The rotation of the accelerometer against the $\{a_E, a_N, a_Z - g\}$ system is initially unknown. Let's assume the device rests on the table. The only acceleration acting on it is -g_Z. Since the device is rotated trough three Euler angles against our favorite map system, we will be seeing three acceleration readings $a_x, a_y, a_z$, which should add up vectorially to the gravitational acceleration. So we can naively hope that $a_x^2 + a_y^2 + a_z^2 = g^2$. That, however, will not be the case, because, as we said, we have a crappy accelerometer. Each channel will have an offset, a gain error and, worst of all, at least a first order crosstalk error plus a noise term. So the measured accelerations will be
$\vec{a}_{measured} = M_{gain/crosstalk} \vec{a}_{physical} + \vec{a}_{offset} + \vec{a}_{noise}$.
In the above equation $M_{gain/crosstalk}$ is almost a unity matrix with diagonal elements representing the channel gains and the off-diagonal elements representing the channel crosstalk. If left uncorrected, the channel offsets will lead to a slow drift of an integrated position. If left uncorrected the channel gain errors will make us over- or underestimate the actual distance and the crosstalk errors will make point us in the wrong direction. Most importantly, the zx- and zy-crosstalk will mix part of the constant acceleration g into x and y directions, making the x and y offsets even larger.

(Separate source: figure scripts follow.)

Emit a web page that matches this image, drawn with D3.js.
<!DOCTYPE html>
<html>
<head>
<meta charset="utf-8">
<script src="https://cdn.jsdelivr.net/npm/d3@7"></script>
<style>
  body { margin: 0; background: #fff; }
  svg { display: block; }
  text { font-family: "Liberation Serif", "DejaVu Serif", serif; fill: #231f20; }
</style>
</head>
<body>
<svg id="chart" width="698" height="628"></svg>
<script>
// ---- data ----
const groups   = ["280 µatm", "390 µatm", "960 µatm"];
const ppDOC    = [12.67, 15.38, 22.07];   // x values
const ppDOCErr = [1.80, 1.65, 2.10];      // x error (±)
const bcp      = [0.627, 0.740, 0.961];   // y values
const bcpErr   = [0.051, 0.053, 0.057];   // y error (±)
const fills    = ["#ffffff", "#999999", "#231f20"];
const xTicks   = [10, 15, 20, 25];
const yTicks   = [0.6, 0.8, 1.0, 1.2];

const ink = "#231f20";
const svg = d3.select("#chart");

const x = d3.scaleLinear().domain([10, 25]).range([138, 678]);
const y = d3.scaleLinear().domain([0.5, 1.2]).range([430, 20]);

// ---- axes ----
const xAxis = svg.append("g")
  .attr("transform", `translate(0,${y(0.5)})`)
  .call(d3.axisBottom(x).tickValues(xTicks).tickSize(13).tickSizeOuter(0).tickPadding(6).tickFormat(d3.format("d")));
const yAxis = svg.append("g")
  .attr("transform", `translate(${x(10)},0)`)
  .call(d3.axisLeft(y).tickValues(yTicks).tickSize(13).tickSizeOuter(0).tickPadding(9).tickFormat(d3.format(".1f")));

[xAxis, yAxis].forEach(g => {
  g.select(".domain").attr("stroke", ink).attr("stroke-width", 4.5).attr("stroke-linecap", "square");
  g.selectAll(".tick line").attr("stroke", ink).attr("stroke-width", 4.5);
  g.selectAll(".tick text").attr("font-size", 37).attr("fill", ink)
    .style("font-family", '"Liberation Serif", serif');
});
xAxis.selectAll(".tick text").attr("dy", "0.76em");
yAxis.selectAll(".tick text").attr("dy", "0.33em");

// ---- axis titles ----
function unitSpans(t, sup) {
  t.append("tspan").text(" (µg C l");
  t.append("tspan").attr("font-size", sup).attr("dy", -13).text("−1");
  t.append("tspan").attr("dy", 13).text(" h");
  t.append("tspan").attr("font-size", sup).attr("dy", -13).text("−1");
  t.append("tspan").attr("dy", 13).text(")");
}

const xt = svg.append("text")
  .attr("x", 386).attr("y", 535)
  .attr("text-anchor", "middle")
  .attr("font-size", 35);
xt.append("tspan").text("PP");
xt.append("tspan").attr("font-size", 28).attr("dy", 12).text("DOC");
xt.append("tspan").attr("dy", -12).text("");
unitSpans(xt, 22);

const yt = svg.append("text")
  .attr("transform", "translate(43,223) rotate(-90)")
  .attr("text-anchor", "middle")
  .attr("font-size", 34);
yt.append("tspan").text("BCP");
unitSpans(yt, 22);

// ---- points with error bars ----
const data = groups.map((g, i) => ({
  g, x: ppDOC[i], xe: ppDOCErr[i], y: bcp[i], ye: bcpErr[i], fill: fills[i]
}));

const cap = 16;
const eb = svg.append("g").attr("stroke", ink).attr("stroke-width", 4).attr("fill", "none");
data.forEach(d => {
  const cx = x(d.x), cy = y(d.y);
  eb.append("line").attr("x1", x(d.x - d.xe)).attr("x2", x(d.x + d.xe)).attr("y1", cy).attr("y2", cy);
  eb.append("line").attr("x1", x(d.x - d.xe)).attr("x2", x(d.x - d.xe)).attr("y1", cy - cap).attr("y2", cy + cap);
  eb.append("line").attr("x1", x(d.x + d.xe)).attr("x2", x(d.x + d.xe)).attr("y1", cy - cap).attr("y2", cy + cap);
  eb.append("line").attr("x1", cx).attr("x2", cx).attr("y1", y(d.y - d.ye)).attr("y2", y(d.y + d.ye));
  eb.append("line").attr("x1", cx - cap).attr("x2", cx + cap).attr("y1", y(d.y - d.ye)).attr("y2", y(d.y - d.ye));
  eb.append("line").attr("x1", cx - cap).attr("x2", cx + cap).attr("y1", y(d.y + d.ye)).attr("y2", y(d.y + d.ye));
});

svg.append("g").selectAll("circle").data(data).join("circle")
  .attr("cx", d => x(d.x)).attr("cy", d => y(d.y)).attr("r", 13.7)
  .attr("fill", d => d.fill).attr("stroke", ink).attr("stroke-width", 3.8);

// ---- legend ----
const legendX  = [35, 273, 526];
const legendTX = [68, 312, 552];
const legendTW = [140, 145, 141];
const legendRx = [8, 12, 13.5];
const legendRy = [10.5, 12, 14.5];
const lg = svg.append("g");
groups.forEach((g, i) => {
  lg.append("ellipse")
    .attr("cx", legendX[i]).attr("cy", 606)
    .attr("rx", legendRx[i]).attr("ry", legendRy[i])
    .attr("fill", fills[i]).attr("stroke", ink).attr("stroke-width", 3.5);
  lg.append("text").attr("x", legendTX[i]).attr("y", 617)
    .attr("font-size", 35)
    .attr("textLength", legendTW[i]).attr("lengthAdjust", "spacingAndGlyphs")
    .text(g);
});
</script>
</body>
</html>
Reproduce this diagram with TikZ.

But wait! We still haven't taken care of the rotation of the device! This rotation is another Matrix $M_{rot}$, which rotates the physical accelerations in the North-East-Zenith system into the physical accelerations acting on our sensor. So in reality the mapping goes something like this:
$\vec{a}_{measured} = M_{gain/crosstalk} M_{rot} \vec{a}_{NEZ} + \vec{a}_{offset} + \vec{a}_{noise}$.
So how do we estimate M_{rot}? With the rotation sensor, of course. That sensor measures the angular velocities of the device's rotation, then it adds its own offset, gain and crosstalk errors to that and then it gives you a signal that, after proper one time integration can be transformed into the $M_{rot}$ matrix, assuming we knew, at some point in time the original orientation of the device.
Do I have to say it? The million dollar 777 inertial guidance system uses the GPS and a ground calibration routine to align itself properly before the plane takes off. And that's what you have to do, too, to get started turning rotation sensor data into $M_{rot}$. So how does one calibrate the rotation sensor? Using $g_{Zenith}$ to determine the direction of the Zenith and the compass to determine North and East, of course! Oh... wait... we don't know where that vector is pointing unless we have a properly calibrated (and rotated!) accelerometer signal!
And there begins your adventure of combining the signals from three unreliable sensors into one hopefully reliable signal. Part of the problem is to quantify all the error terms and to reconstruct and invert the coordinate transformation matrix.
I don't know how much of this Apple has done already. That should be documented somewhere... in the API or maybe just in an internal document that they won't show to you unless you are under an NDA with the Apple legal department.